La diversification du recrutement dans les forces de l’ordre représente un autre levier majeur. Une étude du Centre de recherches sociologiques sur le droit et les institutions pénales (CESDIP) a montré que les unités de police plus diversifiées avaient tendance à moins recourir aux contrôles d’identité et à privilégier d’autres modes d’intervention. Des programmes d’accompagnement spécifiques pour les candidats issus des quartiers prioritaires pourraient être développés pour faciliter leur accès aux métiers de la sécurité.
L’évolution des indicateurs d’évaluation des services de police constitue une piste prometteuse. Actuellement centrés sur des critères quantitatifs (nombre d’interpellations, de procédures), ces indicateurs pourraient intégrer des dimensions qualitatives comme la satisfaction des citoyens, la résolution durable des problèmes de sécurité ou la qualité des relations avec la population. Cette approche, inspirée du modèle de police communautaire développé dans les pays nordiques, valoriserait la prévention plutôt que la répression.

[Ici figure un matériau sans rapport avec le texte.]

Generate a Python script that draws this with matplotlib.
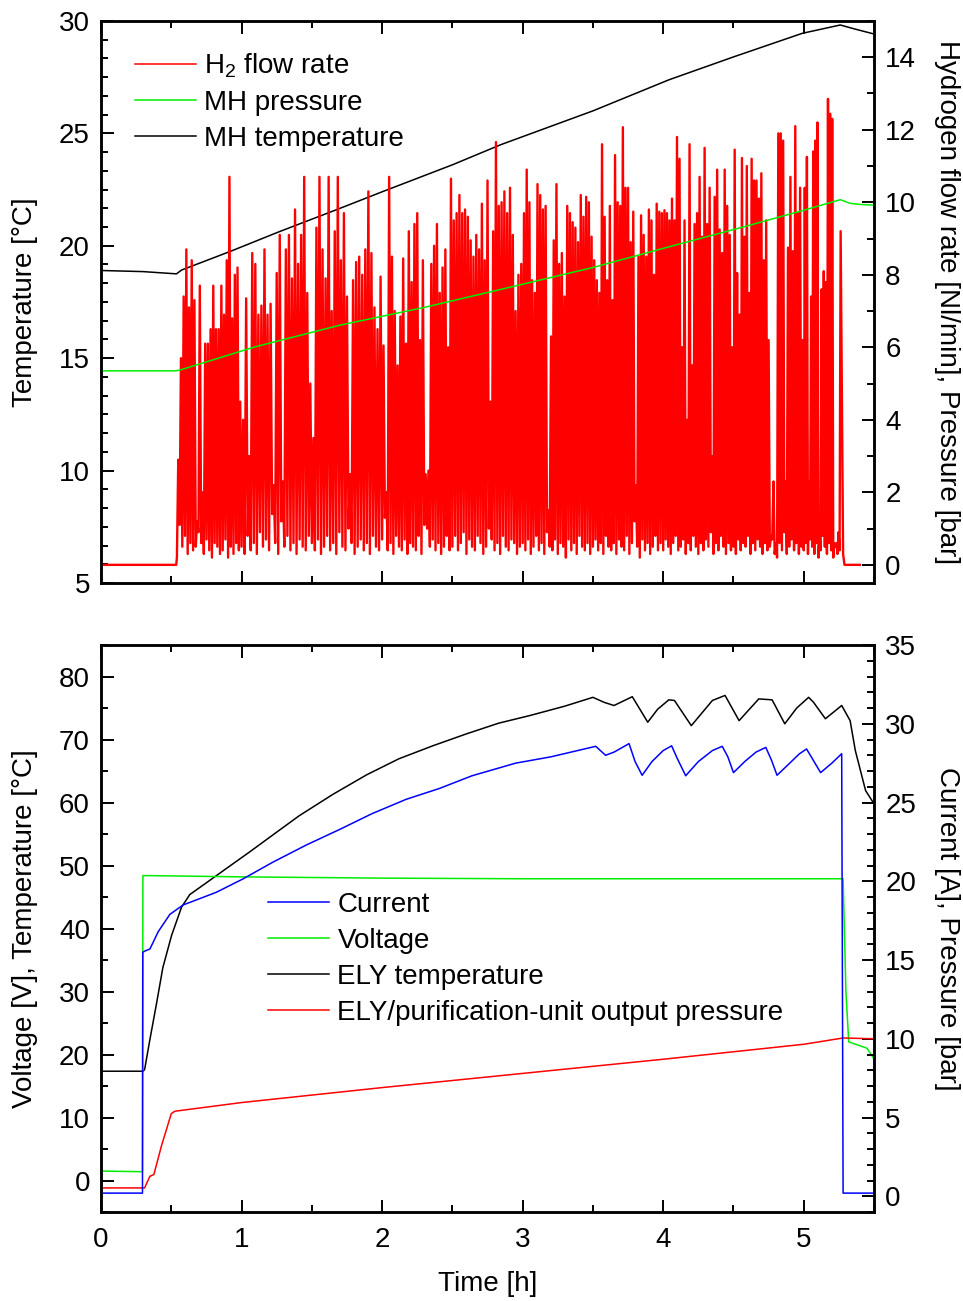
import numpy as np
import matplotlib.pyplot as plt
from matplotlib.ticker import MultipleLocator, AutoMinorLocator

plt.rcParams['font.family'] = ['Liberation Sans', 'DejaVu Sans']
plt.rcParams['mathtext.fontset'] = 'custom'
plt.rcParams['mathtext.rm'] = 'Liberation Sans'
plt.rcParams['mathtext.it'] = 'Liberation Sans:italic'
plt.rcParams['font.size'] = 20

# ---------------- top panel: metal hydride ----------------
mh_temp_t = [0, 0.30, 0.537, 0.573, 0.916, 1.27, 1.674, 2.0, 2.5, 2.846, 3.5, 4.04, 4.5, 4.99, 5.26, 5.37, 5.5]
mh_temp = [18.9, 18.85, 18.75, 18.92, 19.74, 20.63, 21.6, 22.4, 23.6, 24.5, 26.0, 27.38, 28.4, 29.45, 29.82, 29.63, 29.42]

mh_p_t = [0, 0.53, 0.56, 1.094, 1.70, 2.3, 2.87, 3.5, 4.04, 4.6, 5.0, 5.26, 5.33, 5.40, 5.5]
mh_p = [5.35, 5.35, 5.37, 6.01, 6.61, 7.1, 7.62, 8.2, 8.77, 9.35, 9.78, 10.07, 9.97, 9.94, 9.92]

# H2 flow rate spikes, read per half hour: peaks and the lows before them
a_peak = [2.9, 5.7, 7.4, 8.7, 7.1, 8.4, 7.3, 1.2, 7.7, 2.0, 6.1, 6.1, 6.5, 7.7, 6.5, 6.5, 7.7, 6.9, 8.4, 10.7, 6.8, 8.0, 8.2, 4.5]
a_low = [0.2, 1.1, 0.5, 0.8, 0.3, 0.6, 0.4, 0.5, 0.9, 0.6, 0.3, 0.7, 0.4, 0.2, 0.6, 0.5, 0.3, 0.4, 0.7, 0.2, 0.5, 0.3, 0.6, 0.4]
b_peak = [4.0, 7.35, 3.0, 8.6, 8.3, 6.9, 7.15, 8.7, 6.9, 7.2, 2.2, 8.05, 9.1, 2.3, 8.7, 9.1, 7.9, 9.8, 8.3, 9.1, 10.7, 7.5, 5.0]
b_low = [0.5, 0.3, 0.8, 0.4, 0.6, 0.3, 0.9, 0.5, 0.7, 0.4, 1.4, 0.6, 0.3, 1.2, 0.5, 0.8, 0.4, 0.6, 0.3, 0.7, 0.5, 0.4, 0.8]
c_peak = [3.5, 9.3, 10.7, 8.7, 7.9, 10.7, 7.0, 9.2, 10.7, 8.4, 9.7, 7.4, 2.5, 7.85, 8.35, 8.5, 8.0, 8.7, 10.3, 8.6, 7.1, 6.5, 7.95]
c_low = [0.6, 0.4, 0.7, 0.3, 0.5, 0.8, 0.4, 0.6, 0.3, 0.9, 0.5, 0.4, 1.0, 0.6, 0.3, 0.5, 0.7, 0.4, 0.6, 0.3, 0.8, 0.5, 0.4]
d_peak = [6.05, 2.0, 10.7, 8.5, 7.0, 5.5, 6.85, 8.45, 6.1, 9.2, 7.8, 9.4, 9.7, 6.2, 8.4, 2.5, 2.6, 8.3, 8.8, 9.4, 7.5, 8.2, 8.7, 6.0, 10.65]
d_low = [0.7, 1.3, 0.4, 0.6, 0.3, 0.8, 0.5, 0.4, 0.7, 0.3, 0.6, 0.5, 0.4, 0.8, 0.3, 1.1, 1.0, 0.5, 0.7, 0.4, 0.6, 0.3, 0.5, 0.8, 0.4]
e_peak = [9.5, 9.7, 10.2, 9.7, 9.8, 9.6, 8.95, 8.5, 9.1, 8.7, 9.96, 8.4, 10.6, 4.5, 9.2, 11.66, 9.9, 10.0, 10.3, 9.7, 10.4, 9.1, 7.0, 8.0, 8.3]
e_low = [0.5, 0.8, 0.4, 0.6, 0.9, 0.3, 0.7, 0.5, 0.4, 0.8, 0.6, 0.3, 0.5, 1.0, 0.7, 0.4, 0.6, 0.3, 0.8, 0.5, 0.4, 0.7, 0.6, 0.3, 0.5]
f_peak = [9.7, 10.9, 10.0, 7.85, 7.5, 10.5, 10.2, 9.8, 9.9, 1.5, 6.3, 8.95, 10.5, 8.3, 8.6, 7.4, 9.9, 9.7, 9.45, 9.3, 8.9, 10.2, 9.6, 10.15, 10.0, 9.05]
f_low = [0.6, 0.4, 0.7, 0.3, 0.5, 0.8, 0.4, 0.6, 0.3, 0.9, 0.5, 0.4, 0.7, 0.3, 0.6, 0.5, 0.2, 0.7, 0.4, 0.6, 0.3, 0.8, 0.5, 0.4, 0.6, 0.3]
g_peak = [8.4, 7.85, 7.5, 11.6, 9.6, 7.85, 9.9, 7.3, 11.3, 10.0, 9.9, 12.07, 10.4, 10.4, 8.9, 9.74, 2.2, 8.5, 9.64, 9.1, 8.5, 9.8, 9.5, 8.0, 9.96, 9.74, 9.7]
g_low = [0.5, 0.7, 0.4, 0.6, 0.3, 0.8, 0.5, 0.4, 0.6, 0.3, 0.7, 0.5, 0.4, 0.8, 0.3, 0.6, 1.2, 0.5, 0.2, 0.7, 0.4, 0.6, 0.3, 0.5, 0.8, 0.4, 0.6]
h_peak = [9.78, 9.7, 9.5, 10.1, 9.5, 11.8, 11.2, 6.0, 9.5, 4.0, 11.6, 5.5, 9.4, 9.7, 10.7, 9.05, 11.5, 9.4, 10.4, 3.0, 10.15, 10.9, 9.25, 8.6, 10.9, 9.9, 9.1, 6.0]
h_low = [0.4, 0.7, 0.5, 0.3, 0.6, 0.8, 0.4, 0.5, 0.7, 0.3, 0.6, 0.4, 0.8, 0.5, 0.3, 0.6, 0.4, 0.7, 0.5, 0.9, 0.3, 0.6, 0.4, 0.8, 0.5, 0.3, 0.6, 0.4]
i_peak = [11.45, 8.05, 6.9, 11.22, 9.05, 11.0, 7.5, 11.2, 10.6, 10.6, 10.1, 10.8, 8.4, 9.5, 6.2, 0.8, 2.3, 0.6, 11.9, 11.9, 11.7, 2.3, 8.75, 10.7, 8.65, 12.1, 9.7, 10.4, 6.2]
i_low = [0.5, 0.3, 0.7, 0.4, 0.6, 0.5, 0.8, 0.3, 0.6, 0.4, 0.7, 0.5, 0.3, 0.6, 0.4, 0.5, 0.7, 0.3, 0.2, 0.6, 0.4, 0.9, 0.3, 0.5, 0.7, 0.4, 0.6, 0.3, 0.5]
j_peak = [10.4, 11.25, 2.3, 7.4, 11.4, 11.7, 12.2, 0.8, 7.6, 8.1, 7.8, 12.85, 12.44, 12.3, 0.6, 0.6, 0.9, 9.2]
j_low = [0.4, 0.6, 0.3, 0.7, 0.5, 0.3, 0.6, 0.2, 0.4, 0.8, 0.5, 0.3, 0.6, 0.4, 0.2, 0.5, 0.3, 0.4]

seg_edges = [0.54, 1.0, 1.5, 2.0, 2.5, 3.0, 3.5, 4.0, 4.5, 5.0, 5.27]

# ---------------- bottom panel: electrolyser ----------------
cur_t = [0, 0.295, 0.297, 0.32, 0.348, 0.407, 0.49, 0.585, 0.703, 0.82, 1.01, 1.22, 1.46, 1.70, 1.93, 2.17,
         2.41, 2.64, 2.95, 3.2, 3.52, 3.59, 3.65, 3.757, 3.80, 3.85, 3.92, 4.0, 4.06, 4.10, 4.16, 4.25, 4.35,
         4.42, 4.46, 4.50, 4.58, 4.66, 4.73, 4.77, 4.81, 4.90, 4.97, 5.02, 5.06, 5.12, 5.20, 5.27, 5.28, 5.5]
current = [0.2, 0.2, 15.5, 15.6, 15.7, 16.8, 17.9, 18.5, 18.9, 19.3, 20.15, 21.2, 22.3, 23.3, 24.3, 25.2,
           25.9, 26.7, 27.5, 27.9, 28.57, 28.0, 28.2, 28.74, 27.6, 26.73, 27.6, 28.3, 28.6, 27.8, 26.7, 27.6, 28.3,
           28.57, 27.9, 26.9, 27.6, 28.2, 28.5, 27.7, 26.73, 27.5, 28.1, 28.4, 27.8, 26.9, 27.5, 28.1, 0.2, 0.2]

ely_t = [0, 0.30, 0.31, 0.348, 0.395, 0.44, 0.502, 0.573, 0.632, 0.727, 0.89, 1.06, 1.25, 1.41, 1.65, 1.89,
         2.12, 2.36, 2.6, 2.83, 3.05, 3.3, 3.50, 3.58, 3.65, 3.78, 3.89, 3.96, 4.04, 4.08, 4.20, 4.35, 4.44,
         4.54, 4.68, 4.775, 4.865, 4.95, 5.035, 5.07, 5.154, 5.27, 5.33, 5.367, 5.44, 5.5]
ely_temp = [17.35, 17.35, 17.6, 22.4, 28.1, 33.8, 38.9, 43.4, 45.4, 46.9, 49.5, 52.2, 55.3, 57.9, 61.3, 64.4,
            66.95, 69.0, 70.9, 72.6, 73.8, 75.3, 76.7, 75.9, 75.4, 76.8, 72.75, 74.8, 76.3, 76.2, 72.2, 76.2, 77.0,
            73.0, 76.45, 76.3, 72.5, 75.0, 76.7, 75.9, 73.3, 75.4, 73.0, 68.25, 61.9, 59.8]

volt_t = [0, 0.295, 0.298, 0.33, 1.0, 2.0, 3.0, 4.0, 5.0, 5.28, 5.30, 5.32, 5.45, 5.5]
voltage = [1.5, 1.4, 48.4, 48.4, 48.2, 48.0, 47.9, 47.9, 47.9, 47.9, 30.0, 22.0, 21.0, 19.3]

pres_t = [0, 0.31, 0.348, 0.376, 0.43, 0.50, 0.526, 1.0, 2.0, 3.0, 4.0, 5.0, 5.28, 5.5]
pressure = [0.53, 0.53, 1.27, 1.38, 3.2, 5.25, 5.4, 5.95, 6.9, 7.8, 8.7, 9.65, 10.05, 10.0]

# build the flow rate trace
peaks = [a_peak, b_peak, c_peak, d_peak, e_peak, f_peak, g_peak, h_peak, i_peak, j_peak]
lows = [a_low, b_low, c_low, d_low, e_low, f_low, g_low, h_low, i_low, j_low]
flow_t = [0.0, 0.535]
flow = [0.0, 0.0]
for k in range(len(peaks)):
    n = len(peaks[k])
    tt = np.linspace(seg_edges[k], seg_edges[k + 1], 2 * n, endpoint=False)
    for m in range(n):
        flow_t += [tt[2 * m], tt[2 * m + 1]]
        flow += [lows[k][m], peaks[k][m]]
flow_t += [5.28, 5.29, 5.40]
flow += [0.3, 0.0, 0.0]

RED = '#ff0000'
GREEN = '#00ee00'
BLUE = '#0000ff'
LW = 1.1
FS = 20


def style(ax):
    ax.tick_params(which='both', direction='in', width=1.4, labelsize=FS)
    ax.tick_params(which='major', length=9, pad=8)
    ax.tick_params(which='minor', length=5)
    for s in ax.spines.values():
        s.set_linewidth(1.8)


fig = plt.figure(figsize=(9.63, 13.01), dpi=100)
ax1 = fig.add_axes([0.1049, 0.5519, 0.8027, 0.432])
ax2 = fig.add_axes([0.1049, 0.0684, 0.8027, 0.4358])

# top
l_temp, = ax1.plot(mh_temp_t, mh_temp, color='black', lw=LW, label='MH temperature')
ax1r = ax1.twinx()
l_flow, = ax1r.plot(flow_t, flow, color=RED, lw=1.7, label='H$_2$ flow rate')
l_mhp, = ax1r.plot(mh_p_t, mh_p, color=GREEN, lw=LW, label='MH pressure')

ax1.set_xlim(0, 5.5)
ax1.set_ylim(5, 30)
ax1r.set_ylim(-0.5, 15)
ax1.xaxis.set_major_locator(MultipleLocator(1))
ax1.xaxis.set_minor_locator(MultipleLocator(0.5))
ax1.yaxis.set_major_locator(MultipleLocator(5))
ax1.yaxis.set_minor_locator(AutoMinorLocator(6))
ax1r.yaxis.set_minor_locator(MultipleLocator(1))
ax1r.set_yticks([0, 2, 4, 6, 8, 10, 12, 14])
for a in (ax1, ax1r):
    style(a)
ax1.tick_params(axis='x', which='both', top=True, labelbottom=False)
ax1.tick_params(axis='y', which='both', right=False)
ax1r.tick_params(axis='y', which='both', left=False, right=True)
ax1.set_ylabel('Temperature [°C]', fontsize=FS)
ax1.yaxis.set_label_coords(-0.081, 0.5)
ax1r.set_ylabel('Hydrogen flow rate [Nl/min], Pressure [bar]', fontsize=FS, rotation=270, va='bottom')
ax1r.yaxis.set_label_coords(1.077, 0.5)
ax1r.legend([l_flow, l_mhp, l_temp], [l_flow.get_label(), l_mhp.get_label(), l_temp.get_label()],
            loc='upper left', bbox_to_anchor=(0.044, 0.946), frameon=False, fontsize=FS,
            handlelength=2.2, handletextpad=0.3, labelspacing=0.36, borderpad=0, borderaxespad=0)
for h in ax1r.get_legend().legend_handles:
    h.set_linewidth(LW)

# bottom
l_ely, = ax2.plot(ely_t, ely_temp, color='black', lw=LW, label='ELY temperature')
l_volt, = ax2.plot(volt_t, voltage, color=GREEN, lw=LW, label='Voltage')
ax2r = ax2.twinx()
l_pres, = ax2r.plot(pres_t, pressure, color=RED, lw=LW, label='ELY/purification-unit output pressure')
l_cur, = ax2r.plot(cur_t, current, color=BLUE, lw=LW, label='Current')

ax2.set_xlim(0, 5.5)
ax2.set_ylim(-5, 85)
ax2r.set_ylim(-1.0, 35)
ax2.xaxis.set_major_locator(MultipleLocator(1))
ax2.xaxis.set_minor_locator(MultipleLocator(0.5))
ax2.yaxis.set_minor_locator(MultipleLocator(5))
ax2r.yaxis.set_minor_locator(MultipleLocator(1))
ax2.set_yticks(range(0, 90, 10))
ax2r.set_yticks(range(0, 40, 5))
for a in (ax2, ax2r):
    style(a)
ax2.tick_params(axis='x', which='both', top=True)
ax2.tick_params(axis='x', which='major', pad=11)
ax2.tick_params(axis='y', which='both', right=False)
ax2r.tick_params(axis='y', which='both', left=False, right=True)
ax2.set_xlabel('Time [h]', fontsize=FS)
ax2.xaxis.set_label_coords(0.5, -0.104)
ax2.set_ylabel('Voltage [V], Temperature [°C]', fontsize=FS)
ax2.yaxis.set_label_coords(-0.081, 0.5)
ax2r.set_ylabel('Current [A], Pressure [bar]', fontsize=FS, rotation=270, va='bottom')
ax2r.yaxis.set_label_coords(1.077, 0.5)
ax2r.legend([l_cur, l_volt, l_ely, l_pres],
            [l_cur.get_label(), l_volt.get_label(), l_ely.get_label(), l_pres.get_label()],
            loc='upper left', bbox_to_anchor=(0.216, 0.565), frameon=False, fontsize=FS,
            handlelength=2.2, handletextpad=0.3, labelspacing=0.36, borderpad=0, borderaxespad=0)

fig.savefig('out.png', dpi=100)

Enfin, l’implication de la société civile dans le contrôle démocratique de l’action policière doit être renforcée. Des observatoires citoyens des pratiques policières, comme ceux créés à Toulouse ou à Paris, permettent de documenter les abus et de maintenir une vigilance collective. Ces initiatives, loin de constituer une mise en accusation des forces de l’ordre, participent à la transparence nécessaire dans une démocratie où la police tire sa légitimité du consentement des citoyens.
La lutte contre les contrôles discriminatoires ne se résume donc pas à une question technique ou juridique. Elle engage une réflexion profonde sur notre modèle de société, sur la place accordée aux minorités et sur la conception même de la sécurité publique. Dans une république qui proclame l’égalité comme valeur fondamentale, l’élimination des pratiques discriminatoires dans l’action policière constitue non seulement un impératif juridique mais un enjeu démocratique fondamental.